NIOSH can then use this information to track past and future diagnoses of cancer among NFR participants by matching with data from state cancer registries to understand how firefighters' work impacts their risk of developing cancer.

=== Incident records ===
To complement the information gathered directly from firefighters, NIOSH will request fire incident records dating back to January 1, 2010, or earlier when available, from fire departments for some participants.
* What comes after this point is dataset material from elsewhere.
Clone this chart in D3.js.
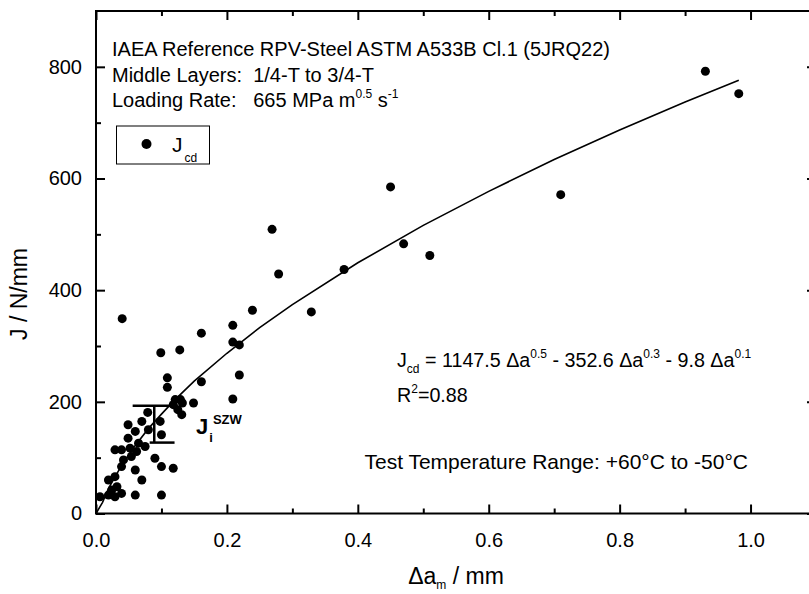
<!DOCTYPE html>
<html>
<head>
<meta charset="utf-8">
<script src="https://cdn.jsdelivr.net/npm/d3@7"></script>
<style>
  body { margin: 0; background: #fff; }
  svg { display: block; }
  text { font-family: "Liberation Sans", Arial, sans-serif; fill: #000; }
</style>
</head>
<body>
<div id="chart"></div>
<script>
const crackExt = [0.040, 0.099, 0.128, 0.161, 0.209, 0.209, 0.219, 0.239, 0.269, 0.279,
  0.329, 0.379, 0.450, 0.470, 0.510, 0.710, 0.931, 0.982, 0.219, 0.209,
  0.161, 0.109, 0.109, 0.121, 0.129, 0.132, 0.149, 0.125, 0.131, 0.118,
  0.079, 0.070, 0.049, 0.098, 0.100, 0.080, 0.060, 0.049, 0.065, 0.052,
  0.075, 0.029, 0.039, 0.062, 0.042, 0.054, 0.090, 0.039, 0.060, 0.100,
  0.118, 0.029, 0.019, 0.070, 0.032, 0.024, 0.039, 0.060, 0.100, 0.019,
  0.006, 0.029];
const jValues = [349, 288, 293, 323, 307, 337, 302, 364, 509, 429,
  361, 437, 585, 483, 462, 571, 792, 752, 248, 205,
  236, 243, 226, 204, 204, 198, 198, 186, 177, 195,
  181, 165, 159, 165, 141, 150, 147, 135, 126, 117,
  120, 114, 114, 111, 96, 102, 99, 84, 78, 84,
  81, 66, 60, 60, 48, 42, 36, 33, 33, 33,
  30, 30];

// fitted curve
const fitX = [0, 0.01, 0.02, 0.04, 0.06, 0.08, 0.10, 0.12, 0.15, 0.20, 0.25, 0.30,
  0.40, 0.50, 0.60, 0.70, 0.80, 0.90, 0.982];
const fitJ = [0, 20, 47, 88, 122, 152, 178, 203, 237, 287, 333, 374,
  449, 516, 577, 634, 687, 737, 776];

// J_i SZW bracket
const szwTop = 193, szwBottom = 127, szwX = 0.089;
const szwTopCap = [0.056, 0.125], szwBottomCap = [0.082, 0.120];

const xMajor = [0, 0.2, 0.4, 0.6, 0.8, 1.0];
const xMinor = [0.1, 0.3, 0.5, 0.7, 0.9];
const yMajor = [0, 200, 400, 600, 800];
const yMinor = [100, 300, 500, 700];

const width = 809, height = 594;
const margin = {left: 96, top: 11, right: width - 816, bottom: height - 513.5};

const x = d3.scaleLinear().domain([0, 1.1]).range([margin.left, width - margin.right]);
const y = d3.scaleLinear().domain([0, 900]).range([height - margin.bottom, margin.top]);

const svg = d3.select('#chart').append('svg')
  .attr('width', width)
  .attr('height', height);

// frame
svg.append('rect')
  .attr('x', x(0)).attr('y', y(900))
  .attr('width', x(1.1) - x(0)).attr('height', y(0) - y(900))
  .attr('fill', 'none').attr('stroke', '#000').attr('stroke-width', 2);

function tickAxis(axis, g, vals, len, fmt) {
  g.call(axis.tickValues(vals).tickSizeInner(len).tickSizeOuter(0).tickFormat(fmt))
    .call(s => s.select('.domain').remove())
    .call(s => s.selectAll('line').attr('stroke', '#000').attr('stroke-width', 2));
}

// bottom (labels) and top ticks
const gxb = svg.append('g').attr('transform', `translate(0,${y(0)})`);
tickAxis(d3.axisBottom(x), gxb, xMajor, -9, d3.format('.1f'));
gxb.selectAll('text').attr('y', 19).attr('font-size', 20);
tickAxis(d3.axisBottom(x), svg.append('g').attr('transform', `translate(0,${y(0)})`), xMinor, -5, () => '');
tickAxis(d3.axisTop(x), svg.append('g').attr('transform', `translate(0,${y(900)})`), xMajor, -9, () => '');
tickAxis(d3.axisTop(x), svg.append('g').attr('transform', `translate(0,${y(900)})`), xMinor, -5, () => '');

// left (labels) and right ticks
const gyl = svg.append('g').attr('transform', `translate(${x(0)},0)`);
tickAxis(d3.axisLeft(y), gyl, yMajor, -9, d3.format('d'));
gyl.selectAll('text').attr('x', -14).attr('font-size', 20);
tickAxis(d3.axisLeft(y), svg.append('g').attr('transform', `translate(${x(0)},0)`), yMinor, -5, () => '');
tickAxis(d3.axisRight(y), svg.append('g').attr('transform', `translate(${x(1.1)},0)`), yMajor, -9, () => '');
tickAxis(d3.axisRight(y), svg.append('g').attr('transform', `translate(${x(1.1)},0)`), yMinor, -5, () => '');

// fit line
const fit = fitX.map((d, i) => [d, fitJ[i]]);
svg.append('path')
  .datum(fit)
  .attr('fill', 'none').attr('stroke', '#000').attr('stroke-width', 1.6)
  .attr('d', d3.line().x(d => x(d[0])).y(d => y(d[1])));

// points
const pts = crackExt.map((d, i) => ({a: d, j: jValues[i]}));
svg.append('g').selectAll('circle')
  .data(pts)
  .enter().append('circle')
  .attr('cx', d => x(d.a))
  .attr('cy', d => y(d.j))
  .attr('r', 4.5)
  .attr('fill', '#000');

// SZW bracket
const br = svg.append('g').attr('stroke', '#000').attr('stroke-width', 2.5);
br.append('line').attr('x1', x(szwTopCap[0])).attr('x2', x(szwTopCap[1])).attr('y1', y(szwTop)).attr('y2', y(szwTop));
br.append('line').attr('x1', x(szwBottomCap[0])).attr('x2', x(szwBottomCap[1])).attr('y1', y(szwBottom)).attr('y2', y(szwBottom));
br.append('line').attr('x1', x(szwX)).attr('x2', x(szwX)).attr('y1', y(szwTop)).attr('y2', y(szwBottom));

const szw = svg.append('text').attr('x', 196).attr('y', 434).attr('font-size', 22).attr('font-weight', 'bold');
szw.append('tspan').text('J');
szw.append('tspan').attr('font-size', 13).attr('dy', 8).attr('dx', 1).text('i');
szw.append('tspan').attr('font-size', 13).attr('dy', -18).attr('dx', 0).text('SZW');

// text block top left
const fs = 20;
svg.append('text').attr('x', 112).attr('y', 56).attr('font-size', fs)
  .text('IAEA Reference RPV-Steel ASTM A533B Cl.1 (5JRQ22)');
svg.append('text').attr('x', 112).attr('y', 81.5).attr('font-size', fs)
  .style('white-space', 'pre')
  .text('Middle Layers:  1/4-T to 3/4-T');
const lr = svg.append('text').attr('x', 112).attr('y', 106.5).attr('font-size', fs)
  .style('white-space', 'pre');
lr.append('tspan').text('Loading Rate:   665 MPa m');
lr.append('tspan').attr('font-size', 12).attr('dy', -9).text('0.5');
lr.append('tspan').attr('dy', 9).text(' s');
lr.append('tspan').attr('font-size', 12).attr('dy', -9).text('-1');

// legend
svg.append('rect').attr('x', 116.5).attr('y', 126).attr('width', 93).attr('height', 38)
  .attr('fill', '#fff').attr('stroke', '#000').attr('stroke-width', 1);
svg.append('circle').attr('cx', 146.5).attr('cy', 144).attr('r', 5).attr('fill', '#000');
const lg = svg.append('text').attr('x', 172).attr('y', 151.5).attr('font-size', 21);
lg.append('tspan').text('J');
lg.append('tspan').attr('font-size', 12).attr('dy', 10).attr('dx', 2).text('cd');

// equation
const eq = svg.append('text').attr('x', 397).attr('y', 366.5).attr('font-size', 19.7)
  .style('white-space', 'pre');
eq.append('tspan').text('J');
eq.append('tspan').attr('font-size', 12).attr('dy', 6).text('cd');
eq.append('tspan').attr('dy', -6).text(' = 1147.5 \u0394a');
eq.append('tspan').attr('font-size', 12).attr('dy', -9).text('0.5');
eq.append('tspan').attr('dy', 9).text(' - 352.6 \u0394a');
eq.append('tspan').attr('font-size', 12).attr('dy', -9).text('0.3');
eq.append('tspan').attr('dy', 9).text(' - 9.8 \u0394a');
eq.append('tspan').attr('font-size', 12).attr('dy', -9).text('0.1');

const r2 = svg.append('text').attr('x', 397).attr('y', 401.5).attr('font-size', 19.7);
r2.append('tspan').text('R');
r2.append('tspan').attr('font-size', 12).attr('dy', -9).text('2');
r2.append('tspan').attr('dy', 9).text('=0.88');

svg.append('text').attr('x', 748).attr('y', 469).attr('font-size', 21)
  .attr('text-anchor', 'end')
  .text('Test Temperature Range: +60\u00b0C to -50\u00b0C');

// axis titles
svg.append('text')
  .attr('transform', 'translate(27,294) rotate(-90)')
  .attr('text-anchor', 'middle').attr('font-size', 23)
  .text('J / N/mm');

const xt = svg.append('text').attr('x', (x(0) + x(1.1)) / 2).attr('y', 584)
  .attr('text-anchor', 'middle').attr('font-size', 23).style('white-space', 'pre');
xt.append('tspan').text('\u0394a');
xt.append('tspan').attr('font-size', 12).attr('dy', 5).text('m');
xt.append('tspan').attr('dy', -5).text(' / mm');
</script>
</body>
</html>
Fire departments are required to collect some basic information about fire incidents under the National Fire Incident Reporting System (NFIRS) established by the U.S. Fire Administration. (The U.S. Fire Administration is in the process of replacing NFIRS with a new system called the National Emergency Response Information System (NERIS).) Department incident records will provide NIOSH scientists with apparatus and incident-specific information to be used for exposure-response analyses.

Specific variables of interest requested from department incident records may include incident number, fire station, apparatus, incident type (e.g., structure fire, car fire, etc.), on scene time, off scene time, job assignments, number of fire runs, and duration at fires. NIOSH will explore the most efficient and least burdensome way of obtaining incident records from participating fire departments.